-- start of AVAILABLE DATA --
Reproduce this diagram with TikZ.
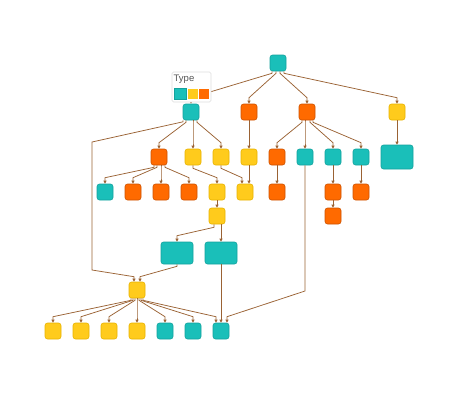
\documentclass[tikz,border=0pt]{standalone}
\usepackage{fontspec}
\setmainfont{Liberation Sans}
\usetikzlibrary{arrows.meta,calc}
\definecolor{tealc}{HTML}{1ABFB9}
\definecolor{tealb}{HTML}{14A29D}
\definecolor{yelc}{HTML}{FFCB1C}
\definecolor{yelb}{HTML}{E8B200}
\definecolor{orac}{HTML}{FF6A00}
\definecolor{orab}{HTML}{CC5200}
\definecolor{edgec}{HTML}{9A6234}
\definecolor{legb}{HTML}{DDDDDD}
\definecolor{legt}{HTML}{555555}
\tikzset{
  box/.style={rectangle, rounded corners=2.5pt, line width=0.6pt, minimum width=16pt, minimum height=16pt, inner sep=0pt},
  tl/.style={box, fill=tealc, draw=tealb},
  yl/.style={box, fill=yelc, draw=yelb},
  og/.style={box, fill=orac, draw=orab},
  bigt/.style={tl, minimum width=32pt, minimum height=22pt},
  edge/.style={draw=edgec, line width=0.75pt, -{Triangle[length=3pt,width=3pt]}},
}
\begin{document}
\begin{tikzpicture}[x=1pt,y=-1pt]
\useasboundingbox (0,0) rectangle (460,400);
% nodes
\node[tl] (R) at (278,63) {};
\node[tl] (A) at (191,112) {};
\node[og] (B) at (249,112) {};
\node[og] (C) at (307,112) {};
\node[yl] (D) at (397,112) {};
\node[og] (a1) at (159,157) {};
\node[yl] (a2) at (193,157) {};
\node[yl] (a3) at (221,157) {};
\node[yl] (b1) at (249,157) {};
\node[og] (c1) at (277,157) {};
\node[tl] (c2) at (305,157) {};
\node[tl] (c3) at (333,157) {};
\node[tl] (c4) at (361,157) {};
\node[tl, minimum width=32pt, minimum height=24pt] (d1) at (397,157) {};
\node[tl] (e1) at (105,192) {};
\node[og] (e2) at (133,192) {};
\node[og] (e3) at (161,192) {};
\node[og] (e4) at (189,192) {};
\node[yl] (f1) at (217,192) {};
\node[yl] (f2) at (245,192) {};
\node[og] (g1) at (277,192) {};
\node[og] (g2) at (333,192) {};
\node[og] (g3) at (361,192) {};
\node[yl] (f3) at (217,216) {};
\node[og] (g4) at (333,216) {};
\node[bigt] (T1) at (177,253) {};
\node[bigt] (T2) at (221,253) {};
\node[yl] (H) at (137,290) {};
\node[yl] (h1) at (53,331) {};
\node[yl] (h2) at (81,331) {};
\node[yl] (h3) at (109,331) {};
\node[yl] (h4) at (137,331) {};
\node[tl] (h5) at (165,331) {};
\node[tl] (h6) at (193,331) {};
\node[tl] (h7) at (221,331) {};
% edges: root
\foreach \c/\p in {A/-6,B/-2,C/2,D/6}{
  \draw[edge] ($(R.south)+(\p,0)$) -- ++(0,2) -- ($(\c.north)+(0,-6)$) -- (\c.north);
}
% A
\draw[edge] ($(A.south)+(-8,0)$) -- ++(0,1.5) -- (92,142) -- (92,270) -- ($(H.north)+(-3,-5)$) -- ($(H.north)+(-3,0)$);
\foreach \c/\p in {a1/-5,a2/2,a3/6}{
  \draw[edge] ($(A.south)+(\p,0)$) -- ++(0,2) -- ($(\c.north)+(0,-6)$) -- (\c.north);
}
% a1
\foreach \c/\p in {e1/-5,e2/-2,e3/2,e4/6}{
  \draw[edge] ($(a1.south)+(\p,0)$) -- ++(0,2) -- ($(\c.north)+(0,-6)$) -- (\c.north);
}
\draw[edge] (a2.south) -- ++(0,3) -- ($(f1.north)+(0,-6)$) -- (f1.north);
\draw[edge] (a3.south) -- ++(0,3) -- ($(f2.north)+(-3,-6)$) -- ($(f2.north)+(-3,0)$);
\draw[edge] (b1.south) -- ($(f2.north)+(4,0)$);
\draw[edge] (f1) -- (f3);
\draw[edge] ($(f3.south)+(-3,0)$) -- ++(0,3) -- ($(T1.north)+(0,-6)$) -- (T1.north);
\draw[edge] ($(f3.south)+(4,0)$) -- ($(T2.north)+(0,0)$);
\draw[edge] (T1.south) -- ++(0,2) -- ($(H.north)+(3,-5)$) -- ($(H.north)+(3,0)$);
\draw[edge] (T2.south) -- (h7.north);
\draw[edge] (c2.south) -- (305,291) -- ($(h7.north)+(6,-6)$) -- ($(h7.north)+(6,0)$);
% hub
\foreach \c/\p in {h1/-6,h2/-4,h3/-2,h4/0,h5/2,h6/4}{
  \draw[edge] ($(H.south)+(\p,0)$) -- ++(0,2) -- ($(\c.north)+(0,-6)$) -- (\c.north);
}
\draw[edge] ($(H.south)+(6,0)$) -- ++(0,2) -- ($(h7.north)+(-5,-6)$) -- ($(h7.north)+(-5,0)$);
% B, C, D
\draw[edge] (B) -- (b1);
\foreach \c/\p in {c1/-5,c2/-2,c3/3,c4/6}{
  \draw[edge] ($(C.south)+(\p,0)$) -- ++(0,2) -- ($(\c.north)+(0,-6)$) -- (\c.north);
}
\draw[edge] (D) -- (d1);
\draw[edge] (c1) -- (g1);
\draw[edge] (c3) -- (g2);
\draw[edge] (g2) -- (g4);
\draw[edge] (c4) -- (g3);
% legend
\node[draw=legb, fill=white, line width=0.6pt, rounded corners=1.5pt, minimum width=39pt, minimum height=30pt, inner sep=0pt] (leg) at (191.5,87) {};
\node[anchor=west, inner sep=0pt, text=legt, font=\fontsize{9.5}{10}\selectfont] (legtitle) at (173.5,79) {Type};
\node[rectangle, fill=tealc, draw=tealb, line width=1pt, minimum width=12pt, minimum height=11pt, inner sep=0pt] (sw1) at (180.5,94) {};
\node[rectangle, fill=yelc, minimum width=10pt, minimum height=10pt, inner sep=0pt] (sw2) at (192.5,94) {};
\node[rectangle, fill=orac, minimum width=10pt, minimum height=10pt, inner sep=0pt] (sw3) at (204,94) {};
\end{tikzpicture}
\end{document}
-- end of AVAILABLE DATA --
_WHAT THE EXERCISE ASKS:_ Copy the material exactly. Do not include the pictures.

_FINISHED EXERCISE:_
Reproduce this diagram with TikZ.
\documentclass[tikz,border=0pt]{standalone}
\usepackage{fontspec}
\setmainfont{Liberation Sans}
\usetikzlibrary{arrows.meta,calc}
\definecolor{tealc}{HTML}{1ABFB9}
\definecolor{tealb}{HTML}{14A29D}
\definecolor{yelc}{HTML}{FFCB1C}
\definecolor{yelb}{HTML}{E8B200}
\definecolor{orac}{HTML}{FF6A00}
\definecolor{orab}{HTML}{CC5200}
\definecolor{edgec}{HTML}{9A6234}
\definecolor{legb}{HTML}{DDDDDD}
\definecolor{legt}{HTML}{555555}
\tikzset{
  box/.style={rectangle, rounded corners=2.5pt, line width=0.6pt, minimum width=16pt, minimum height=16pt, inner sep=0pt},
  tl/.style={box, fill=tealc, draw=tealb},
  yl/.style={box, fill=yelc, draw=yelb},
  og/.style={box, fill=orac, draw=orab},
  bigt/.style={tl, minimum width=32pt, minimum height=22pt},
  edge/.style={draw=edgec, line width=0.75pt, -{Triangle[length=3pt,width=3pt]}},
}
\begin{document}
\begin{tikzpicture}[x=1pt,y=-1pt]
\useasboundingbox (0,0) rectangle (460,400);
% nodes
\node[tl] (R) at (278,63) {};
\node[tl] (A) at (191,112) {};
\node[og] (B) at (249,112) {};
\node[og] (C) at (307,112) {};
\node[yl] (D) at (397,112) {};
\node[og] (a1) at (159,157) {};
\node[yl] (a2) at (193,157) {};
\node[yl] (a3) at (221,157) {};
\node[yl] (b1) at (249,157) {};
\node[og] (c1) at (277,157) {};
\node[tl] (c2) at (305,157) {};
\node[tl] (c3) at (333,157) {};
\node[tl] (c4) at (361,157) {};
\node[tl, minimum width=32pt, minimum height=24pt] (d1) at (397,157) {};
\node[tl] (e1) at (105,192) {};
\node[og] (e2) at (133,192) {};
\node[og] (e3) at (161,192) {};
\node[og] (e4) at (189,192) {};
\node[yl] (f1) at (217,192) {};
\node[yl] (f2) at (245,192) {};
\node[og] (g1) at (277,192) {};
\node[og] (g2) at (333,192) {};
\node[og] (g3) at (361,192) {};
\node[yl] (f3) at (217,216) {};
\node[og] (g4) at (333,216) {};
\node[bigt] (T1) at (177,253) {};
\node[bigt] (T2) at (221,253) {};
\node[yl] (H) at (137,290) {};
\node[yl] (h1) at (53,331) {};
\node[yl] (h2) at (81,331) {};
\node[yl] (h3) at (109,331) {};
\node[yl] (h4) at (137,331) {};
\node[tl] (h5) at (165,331) {};
\node[tl] (h6) at (193,331) {};
\node[tl] (h7) at (221,331) {};
% edges: root
\foreach \c/\p in {A/-6,B/-2,C/2,D/6}{
  \draw[edge] ($(R.south)+(\p,0)$) -- ++(0,2) -- ($(\c.north)+(0,-6)$) -- (\c.north);
}
% A
\draw[edge] ($(A.south)+(-8,0)$) -- ++(0,1.5) -- (92,142) -- (92,270) -- ($(H.north)+(-3,-5)$) -- ($(H.north)+(-3,0)$);
\foreach \c/\p in {a1/-5,a2/2,a3/6}{
  \draw[edge] ($(A.south)+(\p,0)$) -- ++(0,2) -- ($(\c.north)+(0,-6)$) -- (\c.north);
}
% a1
\foreach \c/\p in {e1/-5,e2/-2,e3/2,e4/6}{
  \draw[edge] ($(a1.south)+(\p,0)$) -- ++(0,2) -- ($(\c.north)+(0,-6)$) -- (\c.north);
}
\draw[edge] (a2.south) -- ++(0,3) -- ($(f1.north)+(0,-6)$) -- (f1.north);
\draw[edge] (a3.south) -- ++(0,3) -- ($(f2.north)+(-3,-6)$) -- ($(f2.north)+(-3,0)$);
\draw[edge] (b1.south) -- ($(f2.north)+(4,0)$);
\draw[edge] (f1) -- (f3);
\draw[edge] ($(f3.south)+(-3,0)$) -- ++(0,3) -- ($(T1.north)+(0,-6)$) -- (T1.north);
\draw[edge] ($(f3.south)+(4,0)$) -- ($(T2.north)+(0,0)$);
\draw[edge] (T1.south) -- ++(0,2) -- ($(H.north)+(3,-5)$) -- ($(H.north)+(3,0)$);
\draw[edge] (T2.south) -- (h7.north);
\draw[edge] (c2.south) -- (305,291) -- ($(h7.north)+(6,-6)$) -- ($(h7.north)+(6,0)$);
% hub
\foreach \c/\p in {h1/-6,h2/-4,h3/-2,h4/0,h5/2,h6/4}{
  \draw[edge] ($(H.south)+(\p,0)$) -- ++(0,2) -- ($(\c.north)+(0,-6)$) -- (\c.north);
}
\draw[edge] ($(H.south)+(6,0)$) -- ++(0,2) -- ($(h7.north)+(-5,-6)$) -- ($(h7.north)+(-5,0)$);
% B, C, D
\draw[edge] (B) -- (b1);
\foreach \c/\p in {c1/-5,c2/-2,c3/3,c4/6}{
  \draw[edge] ($(C.south)+(\p,0)$) -- ++(0,2) -- ($(\c.north)+(0,-6)$) -- (\c.north);
}
\draw[edge] (D) -- (d1);
\draw[edge] (c1) -- (g1);
\draw[edge] (c3) -- (g2);
\draw[edge] (g2) -- (g4);
\draw[edge] (c4) -- (g3);
% legend
\node[draw=legb, fill=white, line width=0.6pt, rounded corners=1.5pt, minimum width=39pt, minimum height=30pt, inner sep=0pt] (leg) at (191.5,87) {};
\node[anchor=west, inner sep=0pt, text=legt, font=\fontsize{9.5}{10}\selectfont] (legtitle) at (173.5,79) {Type};
\node[rectangle, fill=tealc, draw=tealb, line width=1pt, minimum width=12pt, minimum height=11pt, inner sep=0pt] (sw1) at (180.5,94) {};
\node[rectangle, fill=yelc, minimum width=10pt, minimum height=10pt, inner sep=0pt] (sw2) at (192.5,94) {};
\node[rectangle, fill=orac, minimum width=10pt, minimum height=10pt, inner sep=0pt] (sw3) at (204,94) {};
\end{tikzpicture}
\end{document}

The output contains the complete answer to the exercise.